Мы были счастливой семьей, и я не желала замечать, что Вольфганг, сидящий сзади, почему-то притих и не отзывается, как обычно, на веселую болтовню Анетты.
Вечером я даже не зашла к Стелле, считая, что она и сама могла бы заглянуть в кухню и хотя бы пожелать мне покойной ночи. При мысли о том, что мне опять придется ежедневно с ней встречаться, у меня руки опускались от злости и нетерпения.
Я начала понимать Рихарда, который категорически избегает встреч с людьми слабыми или несчастными.
Утром в понедельник — я только что позавтракала — зазвонил телефон. Неохотно оторвавшись от созерцания голубого неба над кроной липы, я вышла в переднюю.
Поначалу я ничего не поняла, но незнакомый мужской голос еще раз повторил все очень четко, внятно и медленно. Я оделась и поехала в травматологическую клинику. Покуда они оперировали Стеллу, я сидела в маленькой приемной для посетителей и ждала. Мне уже сказали, что надежды почти нет, что она едва ли придет в сознание.
Борясь с мучительным оцепенением, я разглядывала узоры на полу.
На тумбочке стояла комнатная липа, я начала считать ее редкие листья сердечком. Стелла, Стелла, думала я, шесть, семь, восемь и опять: Стелла. Деревцо качнулось и поехало мне навстречу, потом на меня со страшной скоростью ринулся пол. Кто-то вытер мне разбитое лицо.
— Вам следовало бы проверить сердце у врача, — сказала сестра.
Я громко рассмеялась. Она осуждающе взглянула на меня и воткнула иглу мне в руку.
— Нечего смеяться, — сказала она.
Я испуганно смолкла, до тех пор я не сознавала, что смеюсь. У меня здоровое сердце, очень сильное и здоровое, кому это знать, как не мне. Я поднялась и спросила про Стеллу.
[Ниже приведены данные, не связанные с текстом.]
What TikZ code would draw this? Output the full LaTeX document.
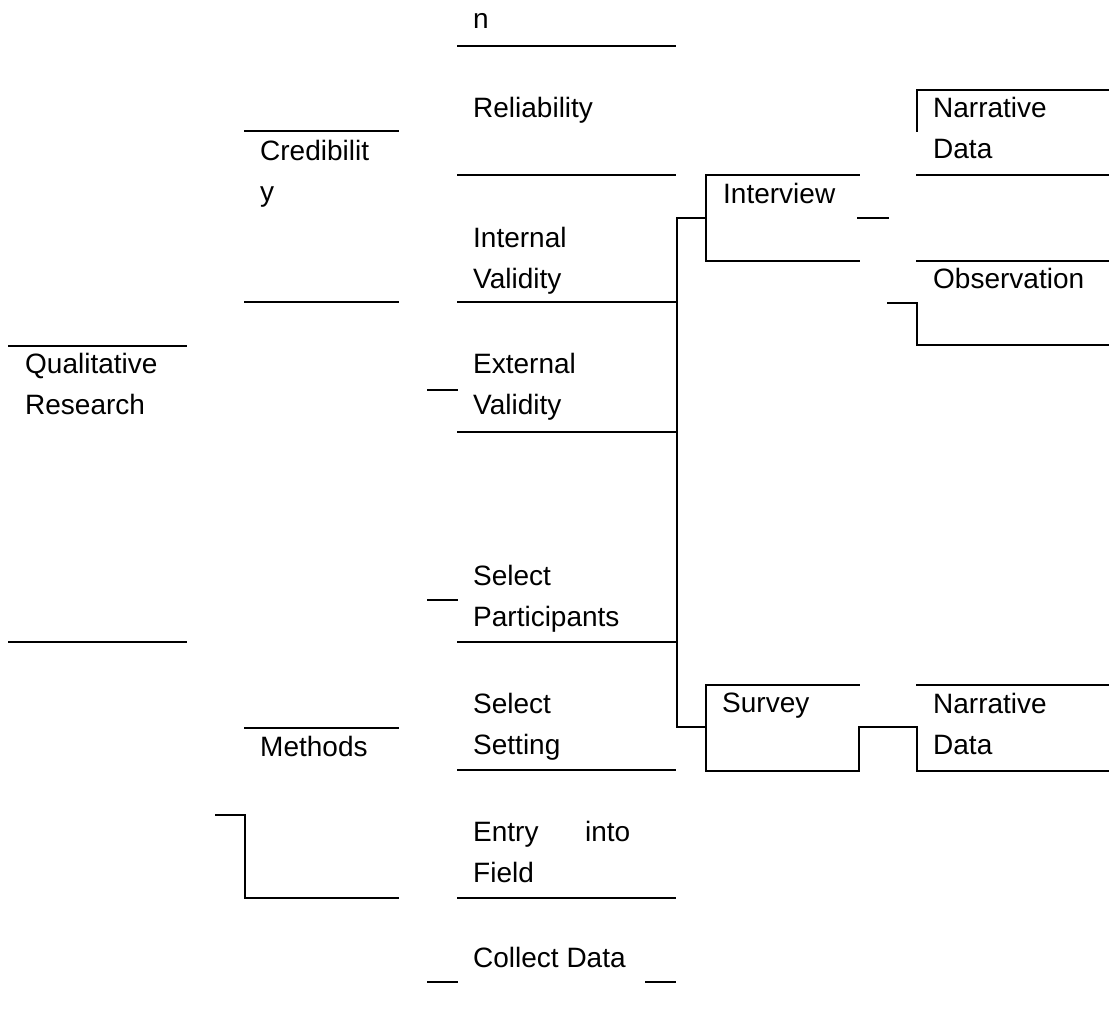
\documentclass[tikz,border=0pt]{standalone}
\usepackage{fontspec}
\setmainfont{Liberation Sans}

\begin{document}
\begin{tikzpicture}[x=1pt,y=-1pt]

\tikzset{CellText/.style={anchor=base west,inner sep=0pt,align=left,font=\fontsize{28}{41}\selectfont}};
\tikzset{Rule/.style={line width=2pt,line cap=rect}};

\useasboundingbox[fill=white] (0,0) rectangle (1110,1023);

\begin{scope}

% left columns (two-line cells sit on the baseline of their last line)
\node[CellText] (qual) at (25,414) {Qualitative\\Research};
\node[CellText] (cred) at (260,201) {Credibilit\\y};
\node[CellText] (meth) at (260,756) {Methods};

\draw[Rule] (9,346) -- (186,346);
\draw[Rule] (9,642) -- (186,642);
\draw[Rule] (245,131) -- (398,131);
\draw[Rule] (245,302) -- (398,302);
\draw[Rule] (245,728) -- (398,728);
\draw[Rule] (216,815) -- (245,815) -- (245,898) -- (398,898);

% middle column
\node[CellText] (nn) at (473,28) {n};
\node[CellText] (rel) at (473,117) {Reliability};
\node[CellText] (intv) at (473,288) {Internal\\Validity};
\node[CellText] (extv) at (473,414) {External\\Validity};
\node[CellText] (selp) at (473,626) {Select\\Participants};
\node[CellText] (sels) at (473,754) {Select\\Setting};
\node[CellText] (entry) at (473,882) {\makebox[157pt][s]{Entry into}\\Field};
\node[CellText] (coll) at (473,967) {Collect Data};

\foreach \yy in {46,175,302,432,642,770,898}
  \draw[Rule] (458,\yy) -- (675,\yy);
\foreach \yy in {390,600,982}
  \draw[Rule] (428,\yy) -- (457,\yy);
\draw[Rule] (646,982) -- (675,982);

% right side
\node[CellText] (intw) at (723,203) {Interview};
\node[CellText] (surv) at (722,712) {Survey};
\node[CellText] (narr) at (933,158) {Narrative\\Data};
\node[CellText] (obs) at (933,288) {Observation};
\node[CellText] (narrb) at (933,754) {Narrative\\Data};

\draw[Rule] (859,175) -- (706,175) -- (706,261) -- (859,261);
\draw[Rule] (706,218) -- (677,218) -- (677,727) -- (706,727);
\draw[Rule] (859,685) -- (706,685) -- (706,771) -- (859,771) -- (859,727) -- (917,727) -- (917,771) -- (1108,771);
\draw[Rule] (917,685) -- (1108,685);
\draw[Rule] (858,218) -- (888,218);
\draw[Rule] (917,131) -- (917,90) -- (1108,90);
\draw[Rule] (917,175) -- (1108,175);
\draw[Rule] (917,261) -- (1108,261);
\draw[Rule] (888,303) -- (917,303) -- (917,345) -- (1108,345);

\end{scope}

\end{tikzpicture}
\end{document}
Сестра еще ничего не знала, она была от скорой помощи и не имела никакого отношения к операционной.
— Это ваша дочь? — спросила она чуть мягче, явно готовая простить мне неуместный смех.
— Нет, — отвечала я, и она тотчас раскаялась в своей снисходительности.
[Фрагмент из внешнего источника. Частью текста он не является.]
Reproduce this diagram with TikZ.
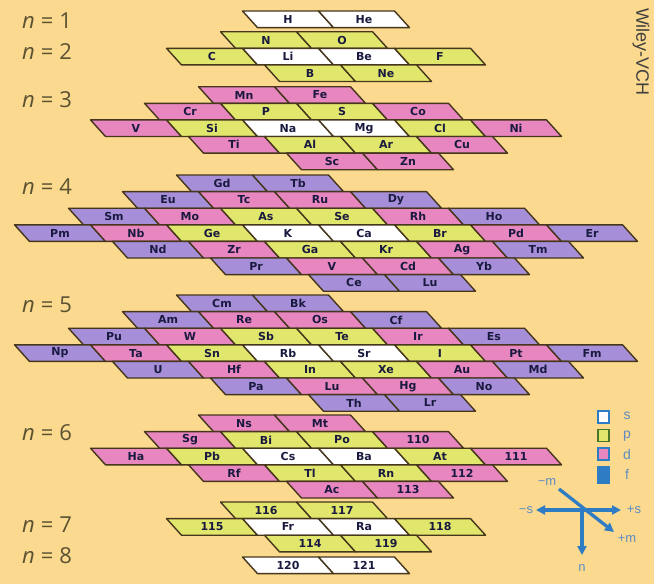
\documentclass[tikz,border=0pt]{standalone}
\usepackage{fontspec}
\usetikzlibrary{arrows.meta}

\newfontfamily\cellfont{DejaVu Sans}
\newfontfamily\qfont{Open Sans}
\newfontfamily\pubfont{Liberation Sans}

\definecolor{bg}{HTML}{FBD98E}
\definecolor{sorb}{HTML}{FFFFFF}
\definecolor{porb}{HTML}{E1E76C}
\definecolor{dorb}{HTML}{E886C0}
\definecolor{forb}{HTML}{A68FD8}
\definecolor{edge}{HTML}{45361C}
\definecolor{ink}{HTML}{1A1A40}
\definecolor{olive}{HTML}{5B5233}
\definecolor{axis}{HTML}{2E7CC4}
\definecolor{axislab}{HTML}{5F8DC2}

% cell geometry: width, slant, height
\def\cw{76}
\def\sl{15}
\def\ch{16.6}

\tikzset{
  orbcell/.style={draw=edge, line width=1.4pt, line join=round},
  orblab/.style={font=\cellfont\bfseries\fontsize{11}{11}\selectfont, text=ink, inner sep=0pt},
  qlab/.style={font=\qfont\fontsize{22}{22}\selectfont, text=olive, anchor=west, inner sep=0pt},
  legbox/.style={line width=1.2pt},
  leglab/.style={font=\pubfont\fontsize{14}{14}\selectfont, text=axislab, inner sep=0pt},
  axlab/.style={font=\pubfont\fontsize{13}{13}\selectfont, text=axislab, inner sep=0pt},
  axline/.style={draw=axis, line width=3.3pt},
  axtip/.style={-{Triangle[length=9pt,width=9pt]}},
  axtips/.style={{Triangle[length=9pt,width=9pt]}-{Triangle[length=9pt,width=9pt]}},
}

% one row of slanted cells: #1 name, #2 cell count, #3 centre x, #4 top y, #5 label/colour list
\newcommand\orbrow[5]{%
  \foreach \lab/\col [count=\i] in {#5} {
    \pgfmathsetmacro\xc{#3+(\i-(#2+1)/2)*\cw}
    \pgfmathsetmacro\xl{\xc-\cw/2-\sl/2}
    \pgfmathsetmacro\xr{\xc+\cw/2-\sl/2}
    \pgfmathsetmacro\yb{#4+\ch}
    \pgfmathsetmacro\ym{#4+\ch/2}
    \filldraw[orbcell, fill=\col] (\xl,#4) -- (\xr,#4) -- (\xr+\sl,\yb) -- (\xl+\sl,\yb) -- cycle;
    \node[orblab] (#1-\i) at (\xc,\ym) {\lab};
  }%
}

\begin{document}
\begin{tikzpicture}[x=1pt,y=-1pt]
\fill[bg] (0,0) rectangle (654,584);
\useasboundingbox (0,0) rectangle (654,584);

% shell labels
\node[qlab] (q1) at (22,21)  {\textit{n}\hspace{6pt}=\hspace{6pt}1};
\node[qlab] (q2) at (22,52)  {\textit{n}\hspace{6pt}=\hspace{6pt}2};
\node[qlab] (q3) at (22,100) {\textit{n}\hspace{6pt}=\hspace{6pt}3};
\node[qlab] (q4) at (22,187) {\textit{n}\hspace{6pt}=\hspace{6pt}4};
\node[qlab] (q5) at (22,305) {\textit{n}\hspace{6pt}=\hspace{6pt}5};
\node[qlab] (q6) at (22,433) {\textit{n}\hspace{6pt}=\hspace{6pt}6};
\node[qlab] (q7) at (22,525) {\textit{n}\hspace{6pt}=\hspace{6pt}7};
\node[qlab] (q8) at (22,556) {\textit{n}\hspace{6pt}=\hspace{6pt}8};

% n = 1
\orbrow{a0}{2}{326}{11}{H/sorb, He/sorb}

% n = 2
\orbrow{b0}{2}{304}{31.7}{N/porb, O/porb}
\orbrow{b1}{4}{326}{48.3}{C/porb, Li/sorb, Be/sorb, F/porb}
\orbrow{b2}{2}{348}{64.9}{B/porb, Ne/porb}

% n = 3
\orbrow{c0}{2}{282}{86.7}{Mn/dorb, Fe/dorb}
\orbrow{c1}{4}{304}{103.3}{Cr/dorb, P/porb, S/porb, Co/dorb}
\orbrow{c2}{6}{326}{119.9}{V/dorb, Si/porb, Na/sorb, Mg/sorb, Cl/porb, Ni/dorb}
\orbrow{c3}{4}{348}{136.5}{Ti/dorb, Al/porb, Ar/porb, Cu/dorb}
\orbrow{c4}{2}{370}{153.1}{Sc/dorb, Zn/dorb}

% n = 4
\orbrow{d0}{2}{260}{175}{Gd/forb, Tb/forb}
\orbrow{d1}{4}{282}{191.6}{Eu/forb, Tc/dorb, Ru/dorb, Dy/forb}
\orbrow{d2}{6}{304}{208.2}{Sm/forb, Mo/dorb, As/porb, Se/porb, Rh/dorb, Ho/forb}
\orbrow{d3}{8}{326}{224.8}{Pm/forb, Nb/dorb, Ge/porb, K/sorb, Ca/sorb, Br/porb, Pd/dorb, Er/forb}
\orbrow{d4}{6}{348}{241.4}{Nd/forb, Zr/dorb, Ga/porb, Kr/porb, Ag/dorb, Tm/forb}
\orbrow{d5}{4}{370}{258}{Pr/forb, V/dorb, Cd/dorb, Yb/forb}
\orbrow{d6}{2}{392}{274.6}{Ce/forb, Lu/forb}

% n = 5
\orbrow{e0}{2}{260}{295}{Cm/forb, Bk/forb}
\orbrow{e1}{4}{282}{311.6}{Am/forb, Re/dorb, Os/dorb, Cf/forb}
\orbrow{e2}{6}{304}{328.2}{Pu/forb, W/dorb, Sb/porb, Te/porb, Ir/dorb, Es/forb}
\orbrow{e3}{8}{326}{344.8}{Np/forb, Ta/dorb, Sn/porb, Rb/sorb, Sr/sorb, I/porb, Pt/dorb, Fm/forb}
\orbrow{e4}{6}{348}{361.4}{U/forb, Hf/dorb, In/porb, Xe/porb, Au/dorb, Md/forb}
\orbrow{e5}{4}{370}{378}{Pa/forb, Lu/dorb, Hg/dorb, No/forb}
\orbrow{e6}{2}{392}{394.6}{Th/forb, Lr/forb}

% n = 6
\orbrow{f0}{2}{282}{415}{Ns/dorb, Mt/dorb}
\orbrow{f1}{4}{304}{431.6}{Sg/dorb, Bi/porb, Po/porb, 110/dorb}
\orbrow{f2}{6}{326}{448.2}{Ha/dorb, Pb/porb, Cs/sorb, Ba/sorb, At/porb, 111/dorb}
\orbrow{f3}{4}{348}{464.8}{Rf/dorb, Tl/porb, Rn/porb, 112/dorb}
\orbrow{f4}{2}{370}{481.4}{Ac/dorb, 113/dorb}

% n = 7
\orbrow{g0}{2}{304}{502}{116/porb, 117/porb}
\orbrow{g1}{4}{326}{518.6}{115/porb, Fr/sorb, Ra/sorb, 118/porb}
\orbrow{g2}{2}{348}{535.2}{114/porb, 119/porb}

% n = 8
\orbrow{h0}{2}{326}{557}{120/sorb, 121/sorb}

% legend
\filldraw[legbox, draw=axis, fill=sorb] (598,411) rectangle (609,423);
\filldraw[legbox, draw=olive!80!green, fill=porb] (598,429.5) rectangle (609,441.5);
\filldraw[legbox, draw=axis, fill=dorb] (598,448) rectangle (609,460);
\filldraw[legbox, draw=axis, fill=axis] (598,466.5) rectangle (609,483);
\node[leglab] (ls) at (627,416) {s};
\node[leglab] (lp) at (627,436) {p};
\node[leglab] (ld) at (627,454) {d};
\node[leglab] (lf) at (627,474) {f};

% quantum-number axes
\coordinate (sw) at (536,510);
\coordinate (se) at (621,510);
\coordinate (mw) at (559,489);
\coordinate (me) at (614,532);
\coordinate (nt) at (582,510);
\coordinate (nb) at (582,555);
\draw[axline, axtips] (sw) -- (se);
\draw[axline, axtip] (mw) -- (me);
\draw[axline, axtip] (nt) -- (nb);
\node[axlab] (sminus) at (526,510) {−s};
\node[axlab] (splus)  at (634,510) {+s};
\node[axlab] (mminus) at (547,482) {−m};
\node[axlab] (mplus)  at (627,539) {+m};
\node[axlab] (nlab)   at (582,568) {n};

% publisher credit
\node[font=\pubfont\fontsize{18}{18}\selectfont, text=black!75, rotate=-90, inner sep=0pt] (pub) at (641,52) {Wiley-VCH};
\end{tikzpicture}
\end{document}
— А ну, лягте, — сердито приказала она, — и имейте в виду, что все это служит нам во благо, даже если мы этого не сознаем.
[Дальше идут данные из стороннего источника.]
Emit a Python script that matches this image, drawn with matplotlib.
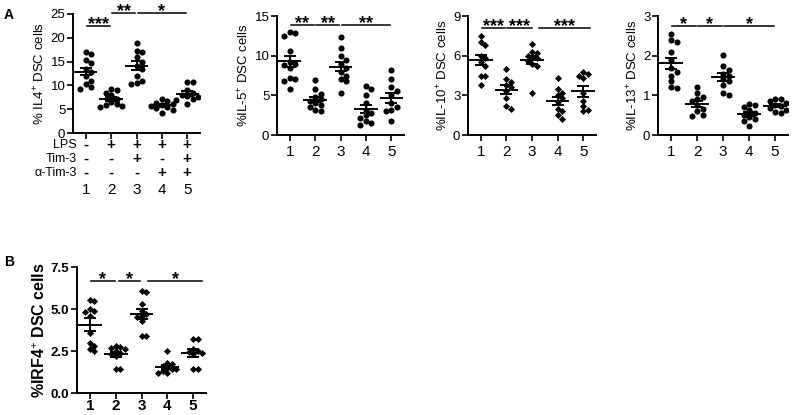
import numpy as np
import matplotlib
matplotlib.use("Agg")
import matplotlib.pyplot as plt

plt.rcParams['font.family'] = ['Liberation Sans', 'DejaVu Sans']
plt.rcParams['mathtext.fontset'] = 'custom'
plt.rcParams['mathtext.rm'] = 'Liberation Sans'
plt.rcParams['mathtext.it'] = 'Liberation Sans:italic'
plt.rcParams['mathtext.bf'] = 'Liberation Sans:bold'

groups = [1, 2, 3, 4, 5]

il4 = [
    [17.0, 16.6, 15.4, 14.8, 13.5, 12.8, 12.0, 11.0, 10.2, 9.6, 9.2],
    [9.3, 9.0, 8.5, 8.0, 7.2, 6.5, 6.0, 5.8, 5.6, 5.5],
    [19.0, 17.3, 17.0, 16.0, 15.0, 14.0, 13.5, 12.0, 11.0, 10.5, 10.2],
    [7.2, 6.8, 6.4, 6.1, 5.9, 5.7, 5.5, 5.2, 4.8, 4.3],
    [10.8, 10.8, 9.0, 8.5, 8.0, 7.8, 7.5, 7.2, 7.0, 6.0],
]
il5 = [
    [13.0, 12.8, 12.5, 10.6, 9.2, 9.0, 8.8, 8.5, 7.2, 7.0, 6.8, 5.8],
    [6.9, 5.8, 5.2, 4.8, 4.5, 4.3, 4.0, 3.8, 3.5, 3.2, 3.0],
    [12.3, 11.0, 10.0, 9.5, 9.0, 8.5, 8.0, 7.5, 7.0, 6.8, 5.3],
    [6.2, 5.8, 5.0, 4.0, 3.2, 2.8, 2.5, 2.2, 1.8, 1.5, 1.3],
    [8.2, 7.0, 6.0, 5.5, 5.0, 4.0, 3.5, 3.2, 3.0, 1.8],
]
il10 = [
    [7.5, 7.0, 6.8, 6.0, 5.8, 5.5, 5.2, 4.5, 4.5, 3.8],
    [5.0, 4.2, 4.0, 3.8, 3.6, 3.3, 2.8, 2.2, 2.0],
    [6.9, 6.3, 6.2, 6.0, 5.9, 5.8, 5.6, 5.4, 5.2, 3.2],
    [4.3, 3.5, 3.2, 3.0, 2.8, 2.5, 2.0, 1.8, 1.5, 1.2],
    [4.8, 4.6, 4.5, 4.3, 3.2, 2.6, 2.2, 1.9, 1.8],
]
il13 = [
    [2.55, 2.4, 2.35, 2.1, 1.9, 1.7, 1.6, 1.5, 1.35, 1.2, 1.18],
    [1.2, 1.05, 0.95, 0.9, 0.85, 0.75, 0.65, 0.6, 0.5, 0.48],
    [2.02, 1.75, 1.65, 1.55, 1.5, 1.4, 1.35, 1.25, 1.05, 1.0],
    [0.78, 0.75, 0.7, 0.62, 0.55, 0.5, 0.45, 0.4, 0.35, 0.22],
    [0.92, 0.9, 0.85, 0.8, 0.75, 0.72, 0.68, 0.62, 0.58, 0.55],
]
irf4 = [
    [5.55, 5.5, 5.0, 4.9, 4.8, 4.6, 3.6, 3.0, 2.8, 2.6, 2.5],
    [2.8, 2.75, 2.7, 2.6, 2.5, 2.4, 2.3, 2.2, 1.4, 1.4],
    [6.1, 6.0, 5.3, 4.9, 4.7, 4.6, 4.5, 4.3, 3.4, 3.4],
    [2.5, 1.8, 1.7, 1.6, 1.5, 1.45, 1.4, 1.3, 1.2, 1.2],
    [3.2, 3.2, 2.6, 2.5, 2.45, 2.4, 2.3, 1.4, 1.4],
]

lps = ['-', '+', '+', '+', '+']
tim3 = ['-', '-', '+', '-', '+']
anti_tim3 = ['-', '-', '-', '+', '+']

W, H = 793, 415
fig = plt.figure(figsize=(W / 100, H / 100), dpi=100)


def add_axes_px(left, top, right, bottom):
    return fig.add_axes([left / W, 1 - bottom / H, (right - left) / W, (bottom - top) / H])


def swarm_x(ax, xc, vals, d):
    # simple deterministic beeswarm in pixel space
    pts = ax.transData.transform([(xc, v) for v in vals])
    order = np.argsort(-np.asarray(vals))
    placed = []
    xs = np.zeros(len(vals))
    for i in order:
        px, py = pts[i]
        for k in range(12):
            off = ((k + 1) // 2) * d * (1 if k % 2 else -1) if k else 0
            cand = px + off
            if all((cand - qx) ** 2 + (py - qy) ** 2 >= d * d for qx, qy in placed):
                break
        placed.append((cand, py))
        xs[i] = ax.transData.inverted().transform((cand, py))[0]
    return xs


def panel(rect, data, ylim, yticks, yticklabels, ylabel, marker, ms, sigs,
          bold=False, xlabels=True, xpad=3):
    ax = add_axes_px(*rect)
    ax.set_xlim(0.5, 5.5)
    ax.set_ylim(*ylim)
    for s in ['top', 'right']:
        ax.spines[s].set_visible(False)
    for s in ['left', 'bottom']:
        ax.spines[s].set_linewidth(1.4)
    wt = 'bold' if bold else 'normal'
    ax.set_yticks(yticks)
    ax.set_yticklabels(yticklabels, fontsize=9.5, fontweight=wt)
    ax.set_xticks(groups)
    if xlabels:
        ax.set_xticklabels([str(g) for g in groups], fontsize=11, fontweight=wt)
    else:
        ax.set_xticklabels([])
    ax.tick_params(axis='both', direction='out', length=4, width=1.2, pad=1.5)
    ax.tick_params(axis='x', pad=xpad)

    for g, vals in zip(groups, data):
        vals = np.asarray(vals)
        xs = swarm_x(ax, g, vals, ms * 1.25)
        ax.scatter(xs, vals, marker=marker, s=ms ** 2, color='black', zorder=3,
                   linewidths=0)
        m = vals.mean()
        sem = vals.std(ddof=1) / np.sqrt(len(vals))
        ax.plot([g - 0.42, g + 0.42], [m, m], color='black', lw=1.4, zorder=4)
        ax.errorbar(g, m, yerr=sem, color='black', capsize=4.5, capthick=1.4,
                    elinewidth=1.4, zorder=4)

    for x0, x1, y, txt in sigs:
        ax.plot([x0 + 0.04, x1 - 0.04], [y, y], color='black', lw=1.1, clip_on=False)
        ax.annotate(txt, xy=((x0 + x1) / 2, y), xytext=(0, -2.5),
                    textcoords='offset points', ha='center', va='baseline',
                    fontsize=13, fontweight='bold', annotation_clip=False)
    ax.set_ylabel(ylabel, fontsize=11.5 if bold else 9.5, fontweight=wt, labelpad=2)
    return ax


ax1 = panel((73, 14, 200, 133), il4, (0, 25), [0, 5, 10, 15, 20, 25],
            ['0', '5', '10', '15', '20', '25'], r'% IL4$^{+}$ DSC cells', 'o', 4.4,
            [(1, 2, 22.5, '***'), (2, 3, 25.2, '**'), (3, 5, 25.2, '*')],
            xlabels=False)

ax2 = panel((277, 16, 404, 135), il5, (0, 15), [0, 5, 10, 15],
            ['0', '5', '10', '15'], r'%IL-5$^{+}$ DSC cells', 'o', 4.4,
            [(1, 2, 13.9, '**'), (2, 3, 13.9, '**'), (3, 5, 13.9, '**')])

ax3 = panel((468, 16, 596, 135), il10, (0, 9), [0, 3, 6, 9],
            ['0', '3', '6', '9'], r'%IL-10$^{+}$ DSC cells', 'D', 3.6,
            [(1, 2, 8.1, '***'), (2, 3.05, 8.1, '***'), (3.25, 5.3, 8.1, '***')])

ax4 = panel((658, 16, 788, 135), il13, (0, 3), [0, 1, 2, 3],
            ['0', '1', '2', '3'], r'%IL-13$^{+}$ DSC cells', 'o', 4.4,
            [(1, 2, 2.75, '*'), (2, 3, 2.75, '*'), (3, 5, 2.75, '*')])

ax5 = panel((77, 267, 206, 393), irf4, (0, 7.5), [0, 2.5, 5.0, 7.5],
            ['0.0', '2.5', '5.0', '7.5'], r'%IRF4$^{+}$ DSC cells', 'D', 3.6,
            [(1, 2, 6.68, '*'), (2.1, 3, 6.68, '*'), (3.2, 5.4, 6.68, '*')],
            bold=True, xpad=0.5)

# treatment table under the first panel
rows = [('LPS', lps, 145), ('Tim-3', tim3, 159), ('α-Tim-3', anti_tim3, 173)]
for name, signs, ypx in rows:
    fig.text(77 / W, 1 - ypx / H, name, ha='right', va='center', fontsize=9)
    for g, sg in zip(groups, signs):
        xfig = fig.transFigure.inverted().transform(ax1.transData.transform((g, 0)))[0]
        fig.text(xfig, 1 - ypx / H, sg, ha='center', va='center', fontsize=11,
                 fontweight='bold')
for g in groups:
    xfig = fig.transFigure.inverted().transform(ax1.transData.transform((g, 0)))[0]
    fig.text(xfig, 1 - 190 / H, str(g), ha='center', va='center', fontsize=11)

fig.text(4 / W, 1 - 15 / H, 'A', fontsize=10, fontweight='bold', va='center')
fig.text(4 / W, 1 - 262 / H, 'B', fontsize=10, fontweight='bold', va='center')

fig.savefig('out.png', dpi=100)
Я повиновалась. Сестра, конечно, была права, а если даже и нет, я вряд ли могла бы сейчас сколько-нибудь убедительно возразить ей. Она расстегнула воротник моей блузки. Когда она отвернулась, я снова его застегнула. Это движение вернуло мне силу и выдержку.
— Мне уже лучше, — робко сказала я.
Она недоверчиво на меня посмотрела и ушла, пригрозив, что зайдет меня проведать через несколько минут. Я села и продолжала ждать.
Когда пришел врач, я сразу по его лицу увидела, что Стелла умерла. Ее и на стол-то положили для порядка. Я, собственно, ничего другого не ожидала, зная, какая основательность отличает все поступки Стеллы.
— Вызвать вам такси? — спросил этот высокий незнакомый человек в белом халате. Я кивнула, и он велел одной из сестер позвонить. Еще он сказал, что лучше мне не смотреть на Стеллу, пока я в таком состоянии. Но я настаивала, и, пожав плечами, он проводил меня к ней.
Трудно, невозможно было поверить, что этот чужой, белый сверток и есть та самая Стелла, которая всего лишь два часа назад, живая и здоровая, вышла из моего дома. Я коснулась рукой ее щеки, щека была уже совсем холодная, даже холодней, чем мои пальцы. Тем временем подали такси. Мне вручили Стеллину сумочку, и я уехала домой.
Теперь, собственно, следовало позвонить Рихарду, но неясное чувство стыда удержало меня. Не потому, что я думала, будто его надо щадить, а потому, что считала подлостью по отношению к Стелле говорить о ней с Рихардом.